Set down the material below word for word, excluding the pictures.

======== MATERIAL PROVIDED ========

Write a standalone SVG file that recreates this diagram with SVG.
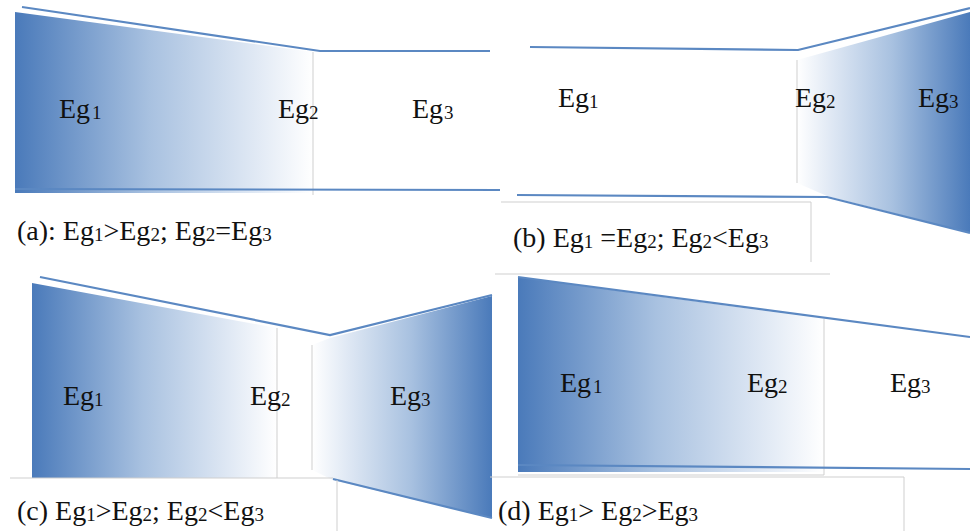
<svg xmlns="http://www.w3.org/2000/svg" width="970" height="531" viewBox="0 0 970 531">
<defs>
<linearGradient id="gR" x1="0" y1="0" x2="1" y2="0">
<stop offset="0" stop-color="#4a7aba"/>
<stop offset="0.45" stop-color="#a8c1e0"/>
<stop offset="0.8" stop-color="#dfe8f4"/>
<stop offset="1" stop-color="#ffffff"/>
</linearGradient>
<linearGradient id="gL" x1="1" y1="0" x2="0" y2="0">
<stop offset="0" stop-color="#4a7aba"/>
<stop offset="0.45" stop-color="#a8c1e0"/>
<stop offset="0.8" stop-color="#dfe8f4"/>
<stop offset="1" stop-color="#ffffff"/>
</linearGradient>
<style>
.bl{fill:none;stroke:#5b88c2;stroke-width:2.2}
.gr{fill:none;stroke:#cfcfcf;stroke-width:1}
text{font-family:"Liberation Serif","Times New Roman",serif;fill:#111}
.lb{font-size:28px}
.cp{font-size:28px}
.s{font-size:19px}
</style>
</defs>
<rect width="970" height="531" fill="#ffffff"/>

<g id="panel-a">
<polygon points="15,12 313,52 313,193 15,193" fill="url(#gR)"/>
<line class="gr" x1="313" y1="52" x2="313" y2="195"/>
<polyline class="bl" points="22,7 320,51 490,51"/>
<line class="bl" x1="15" y1="189" x2="500" y2="190"/>
<text class="lb" x="59" y="118">Eg<tspan class="s" dx="2" dy="1">1</tspan></text>
<text class="lb" x="278" y="118">Eg<tspan class="s" dy="1">2</tspan></text>
<text class="lb" x="412" y="118">Eg<tspan class="s" dx="1" dy="1">3</tspan></text>
<text class="cp" x="17" y="240">(a): Eg<tspan class="s" dy="1">1</tspan><tspan dy="-1">&gt;Eg</tspan><tspan class="s" dy="1">2</tspan><tspan dy="-1">; Eg</tspan><tspan class="s" dy="1">2</tspan><tspan dy="-1">=Eg</tspan><tspan class="s" dy="1">3</tspan></text>
</g>

<g id="panel-b">
<polygon points="797,60 970,12 970,233 827,196 797,183" fill="url(#gL)"/>
<line class="gr" x1="797" y1="60" x2="797" y2="183"/>
<polyline class="bl" points="530,47 798,50 970,8"/>
<polyline class="bl" points="517,195 827,197 970,233"/>
<polyline class="gr" points="501,202 811,202 811,262"/>
<line class="gr" x1="495" y1="274" x2="830" y2="274"/>
<text class="lb" x="558" y="107">Eg<tspan class="s" dy="1">1</tspan></text>
<text class="lb" x="795" y="107">Eg<tspan class="s" dy="1">2</tspan></text>
<text class="lb" x="918" y="107">Eg<tspan class="s" dy="1">3</tspan></text>
<text class="cp" x="513" y="247">(b)  Eg<tspan class="s" dy="1">1</tspan><tspan dy="-1"> =Eg</tspan><tspan class="s" dy="1">2</tspan><tspan dy="-1">; Eg</tspan><tspan class="s" dy="1">2</tspan><tspan dy="-1">&lt;Eg</tspan><tspan class="s" dy="1">3</tspan></text>
</g>

<g id="panel-c">
<polygon points="32,283 277,328 277,478 32,478" fill="url(#gR)"/>
<line class="gr" x1="277" y1="328" x2="277" y2="478"/>
<polygon points="312,345 330,338 492,296 492,518 333,480 312,470" fill="url(#gL)"/>
<line class="gr" x1="312" y1="345" x2="312" y2="470"/>
<polyline class="bl" points="40,277 330,335 492,295"/>
<line class="bl" x1="333" y1="479" x2="492" y2="518"/>
<line class="gr" x1="10" y1="478" x2="333" y2="478"/>
<line class="gr" x1="337" y1="480" x2="337" y2="531"/>
<text class="lb" x="63" y="405">Eg<tspan class="s" dy="1">1</tspan></text>
<text class="lb" x="250" y="405">Eg<tspan class="s" dy="1">2</tspan></text>
<text class="lb" x="390" y="405">Eg<tspan class="s" dy="1">3</tspan></text>
<text class="cp" x="17" y="520">(c)  Eg<tspan class="s" dy="1">1</tspan><tspan dy="-1">&gt;Eg</tspan><tspan class="s" dy="1">2</tspan><tspan dy="-1">; Eg</tspan><tspan class="s" dy="1">2</tspan><tspan dy="-1">&lt;Eg</tspan><tspan class="s" dy="1">3</tspan></text>
</g>

<g id="panel-d">
<polygon points="518,277 824,319 824,472 518,472" fill="url(#gR)"/>
<polyline class="gr" points="824,319 824,475 518,475"/>
<line class="bl" x1="518" y1="277" x2="970" y2="337"/>
<line class="bl" x1="518" y1="465" x2="970" y2="469"/>
<polyline class="gr" points="490,477 904,477 904,531"/>
<text class="lb" x="560" y="392">Eg<tspan class="s" dx="2" dy="1">1</tspan></text>
<text class="lb" x="747" y="392">Eg<tspan class="s" dy="1">2</tspan></text>
<text class="lb" x="890" y="392">Eg<tspan class="s" dy="1">3</tspan></text>
<text class="cp" x="498" y="520">(d)  Eg<tspan class="s" dy="1">1</tspan><tspan dy="-1">&gt; Eg</tspan><tspan class="s" dy="1">2</tspan><tspan dy="-1">&gt;Eg</tspan><tspan class="s" dy="1">3</tspan></text>
</g>
</svg>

========

▶ [FULL OUTPUT]:
Write a standalone SVG file that recreates this diagram with SVG.
<svg xmlns="http://www.w3.org/2000/svg" width="970" height="531" viewBox="0 0 970 531">
<defs>
<linearGradient id="gR" x1="0" y1="0" x2="1" y2="0">
<stop offset="0" stop-color="#4a7aba"/>
<stop offset="0.45" stop-color="#a8c1e0"/>
<stop offset="0.8" stop-color="#dfe8f4"/>
<stop offset="1" stop-color="#ffffff"/>
</linearGradient>
<linearGradient id="gL" x1="1" y1="0" x2="0" y2="0">
<stop offset="0" stop-color="#4a7aba"/>
<stop offset="0.45" stop-color="#a8c1e0"/>
<stop offset="0.8" stop-color="#dfe8f4"/>
<stop offset="1" stop-color="#ffffff"/>
</linearGradient>
<style>
.bl{fill:none;stroke:#5b88c2;stroke-width:2.2}
.gr{fill:none;stroke:#cfcfcf;stroke-width:1}
text{font-family:"Liberation Serif","Times New Roman",serif;fill:#111}
.lb{font-size:28px}
.cp{font-size:28px}
.s{font-size:19px}
</style>
</defs>
<rect width="970" height="531" fill="#ffffff"/>

<g id="panel-a">
<polygon points="15,12 313,52 313,193 15,193" fill="url(#gR)"/>
<line class="gr" x1="313" y1="52" x2="313" y2="195"/>
<polyline class="bl" points="22,7 320,51 490,51"/>
<line class="bl" x1="15" y1="189" x2="500" y2="190"/>
<text class="lb" x="59" y="118">Eg<tspan class="s" dx="2" dy="1">1</tspan></text>
<text class="lb" x="278" y="118">Eg<tspan class="s" dy="1">2</tspan></text>
<text class="lb" x="412" y="118">Eg<tspan class="s" dx="1" dy="1">3</tspan></text>
<text class="cp" x="17" y="240">(a): Eg<tspan class="s" dy="1">1</tspan><tspan dy="-1">&gt;Eg</tspan><tspan class="s" dy="1">2</tspan><tspan dy="-1">; Eg</tspan><tspan class="s" dy="1">2</tspan><tspan dy="-1">=Eg</tspan><tspan class="s" dy="1">3</tspan></text>
</g>

<g id="panel-b">
<polygon points="797,60 970,12 970,233 827,196 797,183" fill="url(#gL)"/>
<line class="gr" x1="797" y1="60" x2="797" y2="183"/>
<polyline class="bl" points="530,47 798,50 970,8"/>
<polyline class="bl" points="517,195 827,197 970,233"/>
<polyline class="gr" points="501,202 811,202 811,262"/>
<line class="gr" x1="495" y1="274" x2="830" y2="274"/>
<text class="lb" x="558" y="107">Eg<tspan class="s" dy="1">1</tspan></text>
<text class="lb" x="795" y="107">Eg<tspan class="s" dy="1">2</tspan></text>
<text class="lb" x="918" y="107">Eg<tspan class="s" dy="1">3</tspan></text>
<text class="cp" x="513" y="247">(b)  Eg<tspan class="s" dy="1">1</tspan><tspan dy="-1"> =Eg</tspan><tspan class="s" dy="1">2</tspan><tspan dy="-1">; Eg</tspan><tspan class="s" dy="1">2</tspan><tspan dy="-1">&lt;Eg</tspan><tspan class="s" dy="1">3</tspan></text>
</g>

<g id="panel-c">
<polygon points="32,283 277,328 277,478 32,478" fill="url(#gR)"/>
<line class="gr" x1="277" y1="328" x2="277" y2="478"/>
<polygon points="312,345 330,338 492,296 492,518 333,480 312,470" fill="url(#gL)"/>
<line class="gr" x1="312" y1="345" x2="312" y2="470"/>
<polyline class="bl" points="40,277 330,335 492,295"/>
<line class="bl" x1="333" y1="479" x2="492" y2="518"/>
<line class="gr" x1="10" y1="478" x2="333" y2="478"/>
<line class="gr" x1="337" y1="480" x2="337" y2="531"/>
<text class="lb" x="63" y="405">Eg<tspan class="s" dy="1">1</tspan></text>
<text class="lb" x="250" y="405">Eg<tspan class="s" dy="1">2</tspan></text>
<text class="lb" x="390" y="405">Eg<tspan class="s" dy="1">3</tspan></text>
<text class="cp" x="17" y="520">(c)  Eg<tspan class="s" dy="1">1</tspan><tspan dy="-1">&gt;Eg</tspan><tspan class="s" dy="1">2</tspan><tspan dy="-1">; Eg</tspan><tspan class="s" dy="1">2</tspan><tspan dy="-1">&lt;Eg</tspan><tspan class="s" dy="1">3</tspan></text>
</g>

<g id="panel-d">
<polygon points="518,277 824,319 824,472 518,472" fill="url(#gR)"/>
<polyline class="gr" points="824,319 824,475 518,475"/>
<line class="bl" x1="518" y1="277" x2="970" y2="337"/>
<line class="bl" x1="518" y1="465" x2="970" y2="469"/>
<polyline class="gr" points="490,477 904,477 904,531"/>
<text class="lb" x="560" y="392">Eg<tspan class="s" dx="2" dy="1">1</tspan></text>
<text class="lb" x="747" y="392">Eg<tspan class="s" dy="1">2</tspan></text>
<text class="lb" x="890" y="392">Eg<tspan class="s" dy="1">3</tspan></text>
<text class="cp" x="498" y="520">(d)  Eg<tspan class="s" dy="1">1</tspan><tspan dy="-1">&gt; Eg</tspan><tspan class="s" dy="1">2</tspan><tspan dy="-1">&gt;Eg</tspan><tspan class="s" dy="1">3</tspan></text>
</g>
</svg>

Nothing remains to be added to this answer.